Given instruction. Reproduce the span that opens at the line containing "Output the Python" and closes at the line containing "12, 16, 18]", both lines included, without alteration and without any other line.

Dataset rows.

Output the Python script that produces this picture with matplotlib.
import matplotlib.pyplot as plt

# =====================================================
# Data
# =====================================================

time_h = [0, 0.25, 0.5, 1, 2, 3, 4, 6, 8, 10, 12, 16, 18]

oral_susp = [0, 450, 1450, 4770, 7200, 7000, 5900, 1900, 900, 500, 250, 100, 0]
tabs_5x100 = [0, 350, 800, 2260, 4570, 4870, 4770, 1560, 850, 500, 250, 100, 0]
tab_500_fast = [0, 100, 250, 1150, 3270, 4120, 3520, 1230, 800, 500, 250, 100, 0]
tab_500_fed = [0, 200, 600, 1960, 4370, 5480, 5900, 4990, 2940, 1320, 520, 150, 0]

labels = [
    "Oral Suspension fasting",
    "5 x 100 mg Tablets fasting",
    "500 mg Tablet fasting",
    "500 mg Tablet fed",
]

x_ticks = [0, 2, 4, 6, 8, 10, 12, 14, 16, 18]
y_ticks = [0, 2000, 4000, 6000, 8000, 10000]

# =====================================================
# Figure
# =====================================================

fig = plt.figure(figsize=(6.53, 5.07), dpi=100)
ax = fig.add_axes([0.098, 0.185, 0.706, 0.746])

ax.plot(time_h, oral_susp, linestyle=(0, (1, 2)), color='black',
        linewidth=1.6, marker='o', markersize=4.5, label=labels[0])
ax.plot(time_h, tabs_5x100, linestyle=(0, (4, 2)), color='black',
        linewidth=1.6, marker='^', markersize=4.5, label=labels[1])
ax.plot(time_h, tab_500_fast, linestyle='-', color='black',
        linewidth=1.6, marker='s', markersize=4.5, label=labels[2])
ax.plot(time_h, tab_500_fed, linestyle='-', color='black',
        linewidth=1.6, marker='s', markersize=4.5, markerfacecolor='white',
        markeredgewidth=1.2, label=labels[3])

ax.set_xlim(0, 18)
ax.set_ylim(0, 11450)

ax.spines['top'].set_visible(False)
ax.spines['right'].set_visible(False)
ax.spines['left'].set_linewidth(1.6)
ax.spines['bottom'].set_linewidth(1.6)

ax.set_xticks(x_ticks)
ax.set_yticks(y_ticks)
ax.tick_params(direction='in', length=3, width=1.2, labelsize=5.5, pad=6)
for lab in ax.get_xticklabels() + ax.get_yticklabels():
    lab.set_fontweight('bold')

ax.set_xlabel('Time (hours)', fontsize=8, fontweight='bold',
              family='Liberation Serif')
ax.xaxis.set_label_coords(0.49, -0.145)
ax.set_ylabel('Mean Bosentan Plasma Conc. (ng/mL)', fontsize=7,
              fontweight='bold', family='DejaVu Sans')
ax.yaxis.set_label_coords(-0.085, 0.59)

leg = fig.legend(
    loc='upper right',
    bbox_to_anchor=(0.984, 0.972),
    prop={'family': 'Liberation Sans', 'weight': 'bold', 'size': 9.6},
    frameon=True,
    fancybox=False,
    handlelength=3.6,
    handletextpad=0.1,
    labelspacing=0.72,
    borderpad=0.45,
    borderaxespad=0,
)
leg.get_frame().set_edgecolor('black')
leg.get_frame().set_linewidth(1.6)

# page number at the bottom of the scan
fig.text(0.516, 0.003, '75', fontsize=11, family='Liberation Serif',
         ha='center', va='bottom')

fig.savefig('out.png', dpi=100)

---

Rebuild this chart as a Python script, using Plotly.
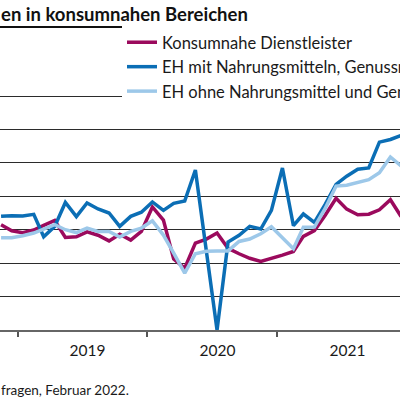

---

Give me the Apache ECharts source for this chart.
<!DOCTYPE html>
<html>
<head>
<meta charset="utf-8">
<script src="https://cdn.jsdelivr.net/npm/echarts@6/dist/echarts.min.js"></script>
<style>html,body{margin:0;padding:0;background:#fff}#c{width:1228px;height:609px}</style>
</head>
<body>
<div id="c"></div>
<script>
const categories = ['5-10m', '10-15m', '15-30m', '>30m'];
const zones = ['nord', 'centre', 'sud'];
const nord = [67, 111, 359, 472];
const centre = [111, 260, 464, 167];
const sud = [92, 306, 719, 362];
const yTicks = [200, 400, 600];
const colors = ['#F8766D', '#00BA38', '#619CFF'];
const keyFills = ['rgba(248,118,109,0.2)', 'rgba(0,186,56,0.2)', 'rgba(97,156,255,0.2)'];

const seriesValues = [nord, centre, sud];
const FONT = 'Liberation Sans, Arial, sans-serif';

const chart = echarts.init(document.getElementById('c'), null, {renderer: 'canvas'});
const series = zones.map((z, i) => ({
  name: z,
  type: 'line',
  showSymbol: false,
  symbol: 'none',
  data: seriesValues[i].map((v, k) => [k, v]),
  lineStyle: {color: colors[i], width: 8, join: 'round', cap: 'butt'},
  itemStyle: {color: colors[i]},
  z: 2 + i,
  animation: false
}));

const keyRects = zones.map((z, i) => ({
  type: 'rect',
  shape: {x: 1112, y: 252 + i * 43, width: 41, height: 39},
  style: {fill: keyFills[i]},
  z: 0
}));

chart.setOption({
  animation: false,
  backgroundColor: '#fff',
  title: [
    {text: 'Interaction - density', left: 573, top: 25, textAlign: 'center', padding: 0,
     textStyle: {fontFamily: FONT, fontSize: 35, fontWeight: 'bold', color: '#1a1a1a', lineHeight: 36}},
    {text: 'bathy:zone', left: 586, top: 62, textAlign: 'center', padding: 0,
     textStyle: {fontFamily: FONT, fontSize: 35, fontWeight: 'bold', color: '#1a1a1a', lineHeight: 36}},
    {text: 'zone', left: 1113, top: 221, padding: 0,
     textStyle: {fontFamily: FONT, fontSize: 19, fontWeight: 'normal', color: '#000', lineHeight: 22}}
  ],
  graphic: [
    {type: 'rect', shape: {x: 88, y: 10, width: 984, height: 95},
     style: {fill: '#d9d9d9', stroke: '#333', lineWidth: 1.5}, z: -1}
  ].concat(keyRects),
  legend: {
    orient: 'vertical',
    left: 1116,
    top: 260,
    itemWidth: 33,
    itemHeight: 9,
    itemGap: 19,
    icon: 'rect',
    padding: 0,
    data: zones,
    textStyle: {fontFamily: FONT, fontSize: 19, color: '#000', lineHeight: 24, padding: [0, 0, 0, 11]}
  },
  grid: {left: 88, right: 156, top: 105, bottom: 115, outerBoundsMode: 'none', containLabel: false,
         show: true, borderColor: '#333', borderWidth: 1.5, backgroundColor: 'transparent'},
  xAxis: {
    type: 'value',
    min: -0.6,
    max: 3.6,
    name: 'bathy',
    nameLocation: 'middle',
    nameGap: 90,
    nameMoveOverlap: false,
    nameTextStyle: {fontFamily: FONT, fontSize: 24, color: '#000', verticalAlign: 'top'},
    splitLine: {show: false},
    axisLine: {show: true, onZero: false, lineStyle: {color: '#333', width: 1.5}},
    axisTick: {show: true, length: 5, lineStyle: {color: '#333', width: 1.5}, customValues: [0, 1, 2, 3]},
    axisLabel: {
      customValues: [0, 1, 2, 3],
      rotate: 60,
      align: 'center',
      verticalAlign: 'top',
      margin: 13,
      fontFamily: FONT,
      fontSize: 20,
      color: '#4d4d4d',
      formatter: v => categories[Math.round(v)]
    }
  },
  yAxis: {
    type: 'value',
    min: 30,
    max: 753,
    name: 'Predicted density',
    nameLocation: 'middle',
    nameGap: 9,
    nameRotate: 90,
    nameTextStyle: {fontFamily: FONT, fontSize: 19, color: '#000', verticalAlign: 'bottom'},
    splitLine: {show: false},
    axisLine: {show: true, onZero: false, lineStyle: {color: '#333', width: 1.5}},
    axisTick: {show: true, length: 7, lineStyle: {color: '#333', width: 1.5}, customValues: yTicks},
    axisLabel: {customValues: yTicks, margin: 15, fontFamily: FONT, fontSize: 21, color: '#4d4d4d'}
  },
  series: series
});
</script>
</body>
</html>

Solved problem.
Output the Python script that produces this picture with matplotlib.
import matplotlib.pyplot as plt

# =====================================================
# Data
# =====================================================

time_h = [0, 0.25, 0.5, 1, 2, 3, 4, 6, 8, 10, 12, 16, 18]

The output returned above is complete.